Preheat the oven to 450 F. Coat a large baking sheet with cooking spray.
In a large bowl, toss the potato slices together with the olive oil and salt to coat evenly. Spread the potato slices in a single layer on the prepared baking sheet.
Place in the oven and bake for 10 to 12 minutes, or until the chips are a very light golden color and appear crunchy. Keep a careful eye on the potatoes to make sure they don't brown and overcook.
Allow chips to cool completely. Serve and enjoy.
Why Are My Chips Burning?
There could be several reasons. The altitude, your particular oven, the type of potatoes you're using, and how thinly they're sliced can all affect cooking time. It is important that all your chips are sliced as evenly as possible, to ensure that some don't burn while others are still cooking. Russet potatoes have a high starch content (Yukon Golds slightly less so), which is precisely what makes them get that golden brown color that's so perfect for potato chips. This same quality, however, is what makes them burn quickly toward the end of the cooking process. Soaking your potatoes in a cold-water bath beforehand will help because it removes some of the surface starch that otherwise browns. If this is your first time making this recipe, bake your chips on the uppermost rack, keeping a careful eye on them. Check them after about 15 minutes and then every three minutes thereafter (ideally through the oven window, not by opening the door and letting heat escape).

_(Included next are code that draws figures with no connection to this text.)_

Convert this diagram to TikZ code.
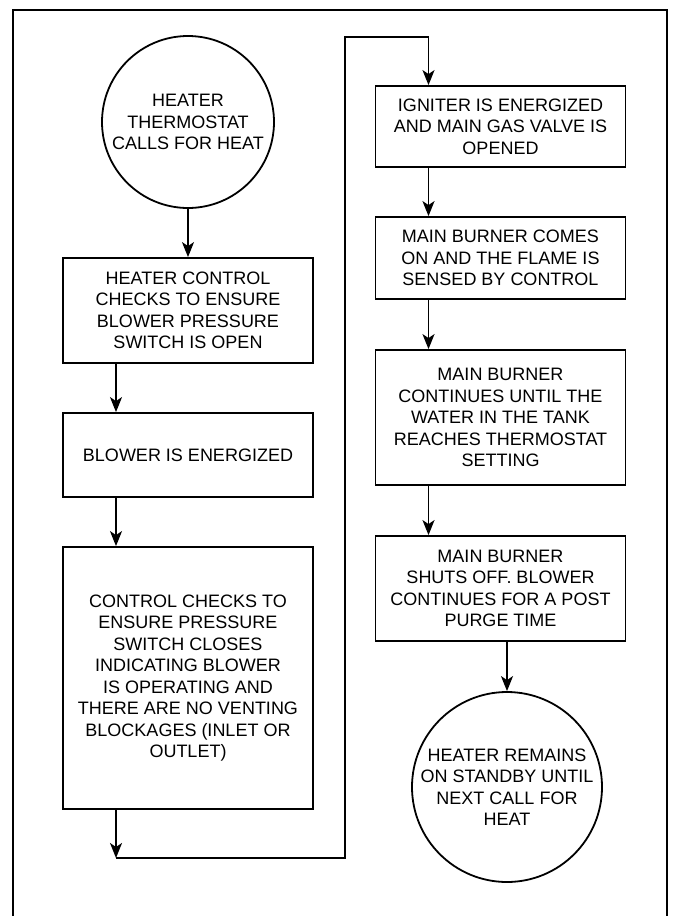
\documentclass[tikz,border=0pt]{standalone}
\usepackage{fontspec}
\setmainfont{Liberation Sans}
\usetikzlibrary{arrows.meta}

\tikzset{
    stepbox/.style={draw, line width=1.8pt, minimum width=250pt, align=center,
        inner sep=2pt, font=\fontsize{18}{21.5}\selectfont},
    endcircle/.style={draw, circle, line width=1.8pt, align=center,
        inner sep=0pt, font=\fontsize{18}{21.5}\selectfont},
    arr/.style={line width=1.8pt, -{Stealth[length=15pt, width=12pt, inset=4pt]}}
}

\begin{document}
\begin{tikzpicture}[x=1pt, y=-1pt]
    \useasboundingbox (0,0) rectangle (678,916);
    % frame
    \draw[line width=1.8pt] (13,916) -- (13,10) -- (667,10) -- (667,916);

    % left column
    \node[endcircle, minimum size=172pt] (start) at (188,122)
        {HEATER\\THERMOSTAT\\CALLS FOR HEAT};
    \node[stepbox, minimum height=105pt] (check) at (188,310.5)
        {HEATER CONTROL\\CHECKS TO ENSURE\\BLOWER PRESSURE\\SWITCH IS OPEN};
    \node[stepbox, minimum height=84pt] (blower) at (188,455)
        {BLOWER IS ENERGIZED};
    \node[stepbox, minimum height=262pt] (closes) at (188,678)
        {CONTROL CHECKS TO\\ENSURE PRESSURE\\SWITCH CLOSES\\INDICATING BLOWER\\IS OPERATING AND\\THERE ARE NO VENTING\\BLOCKAGES (INLET OR\\OUTLET)};

    % right column
    \node[stepbox, minimum height=81pt] (igniter) at (500.5,126.5)
        {IGNITER IS ENERGIZED\\AND MAIN GAS VALVE IS\\OPENED};
    \node[stepbox, minimum height=82pt] (flame) at (500.5,258)
        {MAIN BURNER COMES\\ON AND THE FLAME IS\\SENSED BY CONTROL};
    \node[stepbox, minimum height=135pt] (burner) at (500.5,417.5)
        {MAIN BURNER\\CONTINUES UNTIL THE\\WATER IN THE TANK\\REACHES THERMOSTAT\\SETTING};
    \node[stepbox, minimum height=105pt] (purge) at (500.5,588.5)
        {MAIN BURNER\\SHUTS OFF. BLOWER\\CONTINUES FOR A POST\\PURGE TIME};
    \node[endcircle, minimum size=190pt] (standby) at (507,787)
        {HEATER REMAINS\\ON STANDBY UNTIL\\NEXT CALL FOR\\HEAT};

    \coordinate (low) at (116,858);
    \coordinate (high) at (345,37);

    % connectors
    \draw[arr] (start) -- (check);
    \draw[arr] ([xshift=-72pt]check.south) -- ([xshift=-72pt]blower.north);
    \draw[arr] ([xshift=-72pt]blower.south) -- ([xshift=-72pt]closes.north);
    \draw[arr] ([xshift=-72pt]closes.south) -- (low);
    \draw[arr] (low) -| (high) -| ([xshift=-72pt]igniter.north);
    \draw[arr] ([xshift=-72pt]igniter.south) -- ([xshift=-72pt]flame.north);
    \draw[arr] ([xshift=-72pt]flame.south) -- ([xshift=-72pt]burner.north);
    \draw[arr] ([xshift=-72pt]burner.south) -- ([xshift=-72pt]purge.north);
    \draw[arr] (purge.south -| standby.north) -- (standby.north);
\end{tikzpicture}
\end{document}
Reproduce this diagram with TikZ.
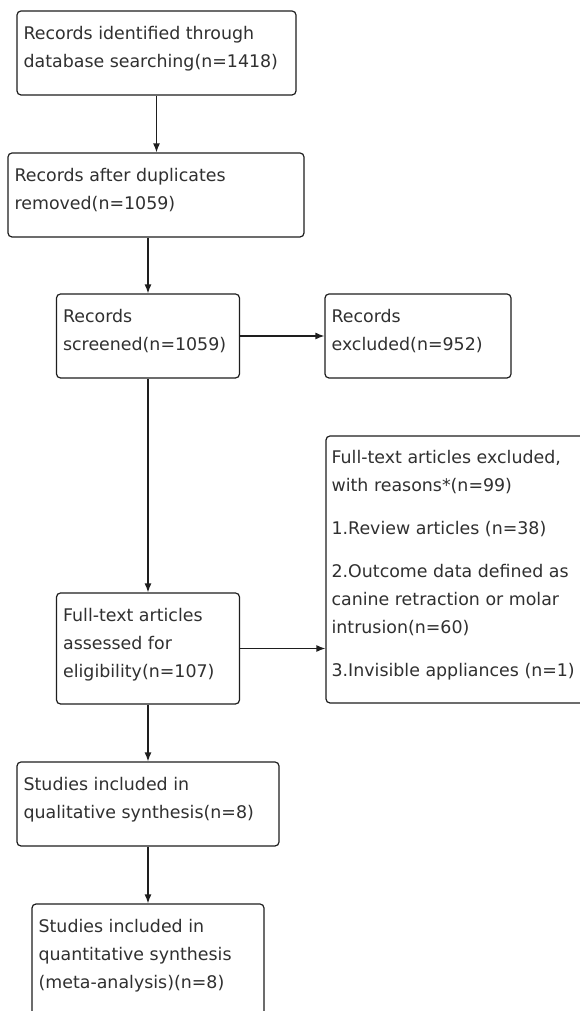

Why Are My Homemade Chips Soggy?
There could be a few culprits. Not patting the potatoes completely dry before putting them in the oven can cause them to partially steam instead of bake. This is arguably the most important step in ensuring crispy chips. If your oven temperature is set too low (affected by altitude and your oven's particularities), the potatoes will not crisp up as intended. And finally, if you put too much oil on them or slice them too thickly, they can also become soggy.
Why Do You Soak Potatoes in Water Before Frying?
Soaking the sliced potatoes before baking helps the chips not to burn. It does this by removing surface starch that would otherwise quickly brown. By allowing the potatoes to cook longer without burning, it also ensures a crispier chip. While soaking is not a necessary step, it is a common one. When deep-frying fries, soaking potatoes also helps to prevent the fries from sticking together.
How Do You Store Homemade Chips?
Allow them to cool completely—this is a must. Otherwise, residual evaporating heat will lead them to eventually become soggy or stale-tasting when stored. Place your chips in an airtight container (a food storage bag or container) in a cool, dark place. Room temperature is fine; refrigeration is not necessary. They should keep for several days.
- Make sure to immediately toss the sliced potatoes in olive oil so they don't begin to turn black.
- Salt and season the chips (if using any additional seasonings) immediately after they come out of the oven, so the moist ones can absorb maximum flavor. However, these chips taste best when allowed to rest for 30 minutes (or cool completely) before serving.